Two weeks ago, in his State of the Union address, President Trump painted a rosy economic picture. In his view, thanks to his policies, the economy was strong, growing, and entering into a golden age. He also boasted that wages were growing, inflation was falling, gasoline prices were declining, and the stock market was at a record high. In making those claims ahead of November’s midterm congressional elections, Trump seemed to be mindful of James Carville’s observation that when it came to elections, it was the economy, stupid.
One week later, Trump put those claims at risk by starting, together with Israel, a full-scale war on Iran. That war threatens to upend the international energy market which could prove to be a major headwind for the economy. Making it all more likely that the economy will be a major source of weakness for Trump in the midterm elections is the fact that Trump has chosen an economically inappropriate time to subject the economy to an energy price shock. Even before the war began, affordability was a major issue, the public finances were on an unsustainable path, foreigners were losing confidence in the United States, and stock market valuations were at lofty levels.
A key issue that won Trump a second term was his promise to bring down prices. Yet, one year into his term, while inflation might have stabilized, the price level has gone up by around three percent. The war now threatens to exacerbate the country’s affordability problem and create a significant headwind to the economy.
The most obvious way that the war will increase inflation and reduce economic growth will be at the gas pump. Mainstream estimates suggest that for every sustained $10 sustained increase in the international oil price, US inflation would increase by between 0.15 and 0.3 percentage points and would subtract between 0.1 and 0.2 percentage points from economic growth. Considering that the international oil price has already increased by more than 50 percent to its present level of around $100 a barrel, this means that if sustained, the current level of gas prices could add over one percentage point to inflation and subtract between 0.5 and 0.75 percentage points from economic growth.
Higher interest rates would be another way by which the war could exacerbate the affordability problem and constitute a major headwind to economic growth. This would seem to be especially the case, considering that the war is bound to aggravate an already troublesome public finance situation.
Even before the war began, the Congressional Budget Office estimated that the US budget deficit would remain in the vicinity of $2 trillion a year or some six percent of GDP as far as the eye could see. That in turn would take the public debt to GDP ratio to its highest level since the end of the Second World War. With the war now costing over $1 billion a day, it would seem that the defense budget will need to be increased by at least $50 billion to cover the cost of the four-to-five-week war that Trump is anticipating. In addition, the war might strengthen the case for Trump’s proposal to increase the defense budget by $500 billion over the next two years by heightening the risk of Chinese adventurism in Taiwan.

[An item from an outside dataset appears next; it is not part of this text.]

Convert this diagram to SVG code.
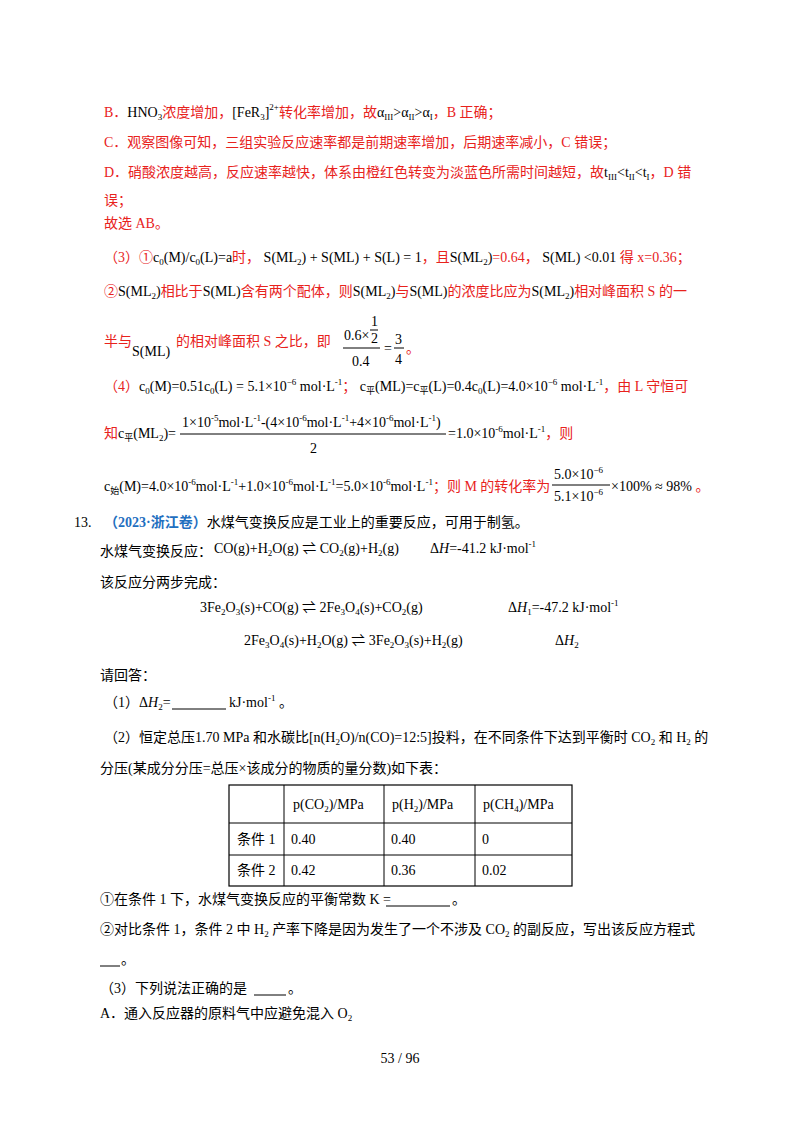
<svg xmlns="http://www.w3.org/2000/svg" width="800" height="1132" viewBox="0 0 800 1132">
<style>
text{font-family:"Liberation Serif","Noto Sans CJK SC",serif;font-size:14px;fill:#000}
.r{fill:#e8221c}
.b{fill:#1f6fc0;font-weight:bold}
.s{font-size:9px}
line{stroke:#000;stroke-width:1}
</style>
<rect width="800" height="1132" fill="#fff"/>
<g id="answer-red">
<text x="104" y="117"><tspan class="r">B．</tspan>HNO<tspan class="s" dy="3">3</tspan><tspan class="r" dy="-3">浓度增加，</tspan>[FeR<tspan class="s" dy="3">3</tspan><tspan dy="-3">]</tspan><tspan class="s" dy="-7">2+</tspan><tspan class="r" dy="7">转化率增加，故</tspan>α<tspan class="s" dy="3">III</tspan><tspan dy="-3">&gt;α</tspan><tspan class="s" dy="3">II</tspan><tspan dy="-3">&gt;α</tspan><tspan class="s" dy="3">I</tspan><tspan class="r" dy="-3">，B 正确；</tspan></text>
<text x="104" y="147" class="r">C．观察图像可知，三组实验反应速率都是前期速率增加，后期速率减小，C 错误；</text>
<text x="104" y="177"><tspan class="r">D．硝酸浓度越高，反应速率越快，体系由橙红色转变为淡蓝色所需时间越短，故</tspan>t<tspan class="s" dy="3">III</tspan><tspan dy="-3">&lt;t</tspan><tspan class="s" dy="3">II</tspan><tspan dy="-3">&lt;t</tspan><tspan class="s" dy="3">I</tspan><tspan class="r" dy="-3">，D 错</tspan></text>
<text x="104" y="205" class="r">误；</text>
<text x="104" y="228" class="r">故选 AB。</text>
<text x="104" y="262"><tspan class="r">（3）①</tspan>c<tspan class="s" dy="3">0</tspan><tspan dy="-3">(M)/c</tspan><tspan class="s" dy="3">0</tspan><tspan dy="-3">(L)=a</tspan><tspan class="r">时，</tspan> S(ML<tspan class="s" dy="3">2</tspan><tspan dy="-3">) + S(ML) + S(L) = 1</tspan><tspan class="r">，且</tspan>S(ML<tspan class="s" dy="3">2</tspan><tspan dy="-3">)</tspan><tspan class="r">=0.64，</tspan> S(ML) &lt;0.01<tspan class="r"> 得 x=0.36；</tspan></text>
<text x="104" y="296"><tspan class="r">②</tspan>S(ML<tspan class="s" dy="3">2</tspan><tspan dy="-3">)</tspan><tspan class="r">相比于</tspan>S(ML)<tspan class="r">含有两个配体，则</tspan>S(ML<tspan class="s" dy="3">2</tspan><tspan dy="-3">)</tspan><tspan class="r">与</tspan>S(ML)<tspan class="r">的浓度比应为</tspan>S(ML<tspan class="s" dy="3">2</tspan><tspan dy="-3">)</tspan><tspan class="r">相对峰面积 S 的一</tspan></text>
<text x="104" y="346" class="r">半与</text>
<text x="132" y="356">S(ML)</text>
<text x="176" y="346" class="r">的相对峰面积 S 之比，即</text>
<text x="344" y="340">0.6×</text>
<text x="371" y="326">1</text>
<line x1="370" y1="330" x2="378" y2="330"/>
<text x="371" y="343">2</text>
<line x1="343" y1="348" x2="380" y2="348"/>
<text x="352" y="366">0.4</text>
<text x="384" y="353">=</text>
<text x="395" y="344">3</text>
<line x1="394" y1="348" x2="404" y2="348"/>
<text x="395" y="364">4</text>
<text x="406" y="353" class="r">。</text>
<text x="104" y="391"><tspan class="r">（4）</tspan>c<tspan class="s" dy="3">0</tspan><tspan dy="-3">(M)=0.51c</tspan><tspan class="s" dy="3">0</tspan><tspan dy="-3">(L) = 5.1×10</tspan><tspan class="s" dy="-6">−6</tspan><tspan dy="6"> mol·L</tspan><tspan class="s" dy="-6">-1</tspan><tspan class="r" dy="6">；</tspan> c<tspan class="s" dy="3">平</tspan><tspan dy="-3">(ML)=c</tspan><tspan class="s" dy="3">平</tspan><tspan dy="-3">(L)=0.4c</tspan><tspan class="s" dy="3">0</tspan><tspan dy="-3">(L)=4.0×10</tspan><tspan class="s" dy="-6">−6</tspan><tspan dy="6"> mol·L</tspan><tspan class="s" dy="-6">-1</tspan><tspan class="r" dy="6">，由 L 守恒可</tspan></text>
<text x="104" y="438"><tspan class="r">知</tspan>c<tspan class="s" dy="3">平</tspan><tspan dy="-3">(ML</tspan><tspan class="s" dy="3">2</tspan><tspan dy="-3">)=</tspan></text>
<text x="182" y="427">1×10<tspan class="s" dy="-6">-5</tspan><tspan dy="6">mol·L</tspan><tspan class="s" dy="-6">-1</tspan><tspan dy="6">-(4×10</tspan><tspan class="s" dy="-6">-6</tspan><tspan dy="6">mol·L</tspan><tspan class="s" dy="-6">-1</tspan><tspan dy="6">+4×10</tspan><tspan class="s" dy="-6">-6</tspan><tspan dy="6">mol·L</tspan><tspan class="s" dy="-6">-1</tspan><tspan dy="6">)</tspan></text>
<line x1="180" y1="434" x2="446" y2="434"/>
<text x="310" y="453">2</text>
<text x="448" y="438">=1.0×10<tspan class="s" dy="-6">-6</tspan><tspan dy="6">mol·L</tspan><tspan class="s" dy="-6">-1</tspan><tspan class="r" dy="6">，则</tspan></text>
<text x="104" y="491">c<tspan class="s" dy="3">始</tspan><tspan dy="-3">(M)=4.0×10</tspan><tspan class="s" dy="-6">-6</tspan><tspan dy="6">mol·L</tspan><tspan class="s" dy="-6">-1</tspan><tspan dy="6">+1.0×10</tspan><tspan class="s" dy="-6">-6</tspan><tspan dy="6">mol·L</tspan><tspan class="s" dy="-6">-1</tspan><tspan dy="6">=5.0×10</tspan><tspan class="s" dy="-6">-6</tspan><tspan dy="6">mol·L</tspan><tspan class="s" dy="-6">-1</tspan><tspan class="r" dy="6">；则 M 的转化率为</tspan></text>
<text x="554" y="479">5.0×10<tspan class="s" dy="-6">−6</tspan></text>
<line x1="552" y1="485" x2="610" y2="485"/>
<text x="554" y="501">5.1×10<tspan class="s" dy="-6">−6</tspan></text>
<text x="611" y="491">×100% ≈ 98%<tspan class="r"> 。</tspan></text>
</g>
<g id="question">
<text x="74" y="527">13.</text>
<text x="104" y="527"><tspan class="b">（2023·浙江卷）</tspan>水煤气变换反应是工业上的重要反应，可用于制氢。</text>
<text x="100" y="556">水煤气变换反应：</text>
<text x="214" y="553">CO(g)+H<tspan class="s" dy="3">2</tspan><tspan dy="-3">O(g) ⇌ CO</tspan><tspan class="s" dy="3">2</tspan><tspan dy="-3">(g)+H</tspan><tspan class="s" dy="3">2</tspan><tspan dy="-3">(g)</tspan></text>
<text x="430" y="553">Δ<tspan font-style="italic">H</tspan>=-41.2 kJ·mol<tspan class="s" dy="-6">-1</tspan></text>
<text x="100" y="587">该反应分两步完成：</text>
<text x="200" y="612">3Fe<tspan class="s" dy="3">2</tspan><tspan dy="-3">O</tspan><tspan class="s" dy="3">3</tspan><tspan dy="-3">(s)+CO(g) ⇌ 2Fe</tspan><tspan class="s" dy="3">3</tspan><tspan dy="-3">O</tspan><tspan class="s" dy="3">4</tspan><tspan dy="-3">(s)+CO</tspan><tspan class="s" dy="3">2</tspan><tspan dy="-3">(g)</tspan></text>
<text x="508" y="612">Δ<tspan font-style="italic">H</tspan><tspan class="s" dy="3">1</tspan><tspan dy="-3">=-47.2 kJ·mol</tspan><tspan class="s" dy="-6">-1</tspan></text>
<text x="244" y="645">2Fe<tspan class="s" dy="3">3</tspan><tspan dy="-3">O</tspan><tspan class="s" dy="3">4</tspan><tspan dy="-3">(s)+H</tspan><tspan class="s" dy="3">2</tspan><tspan dy="-3">O(g) ⇌ 3Fe</tspan><tspan class="s" dy="3">2</tspan><tspan dy="-3">O</tspan><tspan class="s" dy="3">3</tspan><tspan dy="-3">(s)+H</tspan><tspan class="s" dy="3">2</tspan><tspan dy="-3">(g)</tspan></text>
<text x="555" y="645">Δ<tspan font-style="italic">H</tspan><tspan class="s" dy="3">2</tspan></text>
<text x="100" y="680">请回答：</text>
<text x="104" y="707">（1）Δ<tspan font-style="italic">H</tspan><tspan class="s" dy="3">2</tspan><tspan dy="-3">= </tspan></text>
<line x1="172" y1="709" x2="226" y2="709"/>
<text x="229" y="707">kJ·mol<tspan class="s" dy="-6">-1</tspan><tspan dy="6"> 。</tspan></text>
<text x="104" y="742">（2）恒定总压1.70 MPa 和水碳比[n(H<tspan class="s" dy="3">2</tspan><tspan dy="-3">O)/n(CO)=12:5]投料，在不同条件下达到平衡时 CO</tspan><tspan class="s" dy="3">2</tspan><tspan dy="-3"> 和 H</tspan><tspan class="s" dy="3">2</tspan><tspan dy="-3"> 的</tspan></text>
<text x="100" y="773">分压(某成分分压=总压×该成分的物质的量分数)如下表：</text>
</g>
<g id="table">
<rect x="229" y="785" width="343" height="101" fill="none" stroke="#000" stroke-width="1.2"/>
<line x1="284" y1="785" x2="284" y2="886"/>
<line x1="384" y1="785" x2="384" y2="886"/>
<line x1="475" y1="785" x2="475" y2="886"/>
<line x1="229" y1="823" x2="572" y2="823"/>
<line x1="229" y1="855" x2="572" y2="855"/>
<text x="293" y="809">p(CO<tspan class="s" dy="3">2</tspan><tspan dy="-3">)/MPa</tspan></text>
<text x="392" y="809">p(H<tspan class="s" dy="3">2</tspan><tspan dy="-3">)/MPa</tspan></text>
<text x="483" y="809">p(CH<tspan class="s" dy="3">4</tspan><tspan dy="-3">)/MPa</tspan></text>
<text x="237" y="844">条件 1</text>
<text x="291" y="844">0.40</text>
<text x="391" y="844">0.40</text>
<text x="482" y="844">0</text>
<text x="237" y="875">条件 2</text>
<text x="291" y="875">0.42</text>
<text x="391" y="875">0.36</text>
<text x="482" y="875">0.02</text>
</g>
<g id="questions2">
<text x="100" y="904">①在条件 1 下，水煤气变换反应的平衡常数 K = </text>
<line x1="386" y1="906" x2="450" y2="906"/>
<text x="452" y="904">。</text>
<text x="100" y="934">②对比条件 1，条件 2 中 H<tspan class="s" dy="3">2</tspan><tspan dy="-3"> 产率下降是因为发生了一个不涉及 CO</tspan><tspan class="s" dy="3">2</tspan><tspan dy="-3"> 的副反应，写出该反应方程式</tspan></text>
<line x1="100" y1="966" x2="120" y2="966"/>
<text x="121" y="964">。</text>
<text x="100" y="993">（3）下列说法正确的是</text>
<line x1="254" y1="995" x2="286" y2="995"/>
<text x="288" y="993">。</text>
<text x="100" y="1018">A．通入反应器的原料气中应避免混入 O<tspan class="s" dy="3">2</tspan></text>
<text x="400" y="1063" text-anchor="middle">53  /  96</text>
</g>
</svg>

The combination of higher inflation and a widening budget deficit will make it difficult for the Federal Reserve to resume cutting interest rates. Worse yet, that combination might make investors reluctant to buy US government bonds at current yields for fear that the US might be on the road to higher long-term inflation. Should that occur, we could see a significant rise in the all-important 10-year US Treasury bond yield. It has to be of concern that the US Treasury market already seems to have lost its safe-haven status. In the recent episode of heightened market volatility, the 10-year Treasury yield has increased by 25 basis points to around 4.2 as investors seem to be losing confidence in the US as a reliable debtor nation.
A spike in long-dated government bond yields would add to Trump’s affordability problem by leading to higher mortgage rates and automobile loan rates. Such a spike might also be the trigger that causes a sharp decline in equity prices from their currently still lofty valuations. It would do so by raising the discount rate to be applied to company earnings.
All of this is not to question the justification of Trump’s going to war with Iran to prevent it from acquiring nuclear weapons. Rather, it is to argue that by exacerbating the inflation problem and by heightening the risk of an economic recession, Trump is jeopardizing his chances in the upcoming midterm election.